Saving Beijing's ancient landmarks

By Deng Zhangyu ( China Daily ) Updated: 2014-11-19 07:44:26

Saving Beijing's ancient landmarks

Chen Yunlin (left), former president of the Association for Relations Across the Taiwan Straits; Chen Lihua (center), founder of the Red Sandalwood Museum of China in Beijing; and Zheng Xinmiao (right), former director of the Palace Museum, look at a model of Yongdingmen Gate made of sandalwood at the National Museum of China in October 2013. Photo provided to China Daily

The walls and gates encircling Beijing were mostly demolished in the 1960s, closing a door on an important part of the imperial city's history.

Beijing had nine inner city gates and seven outer city gates. Today, only two of the original inner city gates, Zhengyangmen and Deshengmen, remain. Yongdingmen was the only outer gate that was rebuilt in 2004.

However, a current project to re-create the walls and gates is restoring those ancient memories brick by brick, using precious red sandalwood and ebony.

The reconstruction project, initiated by Chen Lihua, a self-made billionaire based in Beijing, and her Red Sandalwood Museum of China, is half finished with nine gates completed. The massive project, which started 10 years ago, is expected to be completed in the next two years with 16 gates re-created.

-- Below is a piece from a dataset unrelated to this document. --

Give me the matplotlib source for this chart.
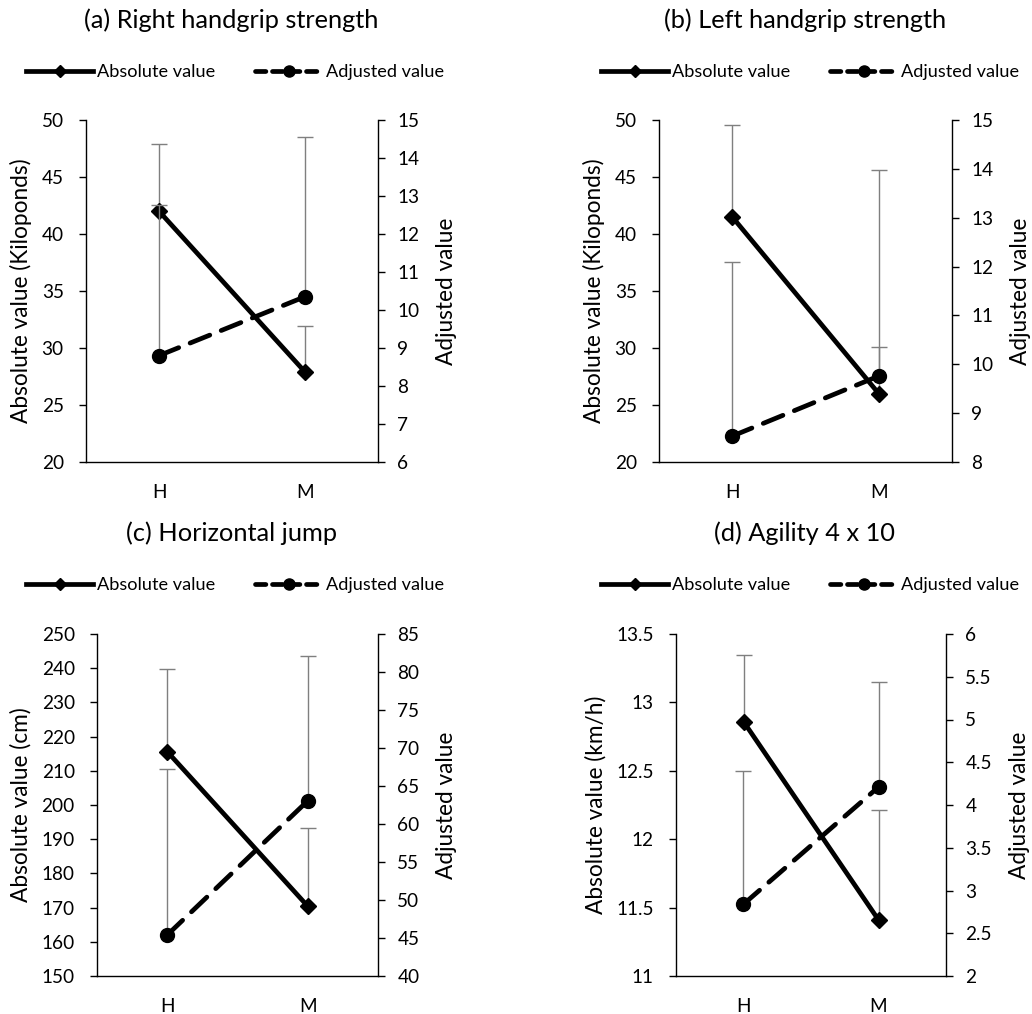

On display at the MGM Art Space, Macau, through March 22, Red Sandalwood Art Exhibition of Old Beijing City Gates features sandalwood miniatures of Yongdingmen, which translates as the Gate of Eternal Stability, and the Temple of Heaven.

"I have a dream to restore old Beijing's memory. The miniature city gates and walls are a cultural legacy for future generations," says Chen, who is also an active advocate of culture.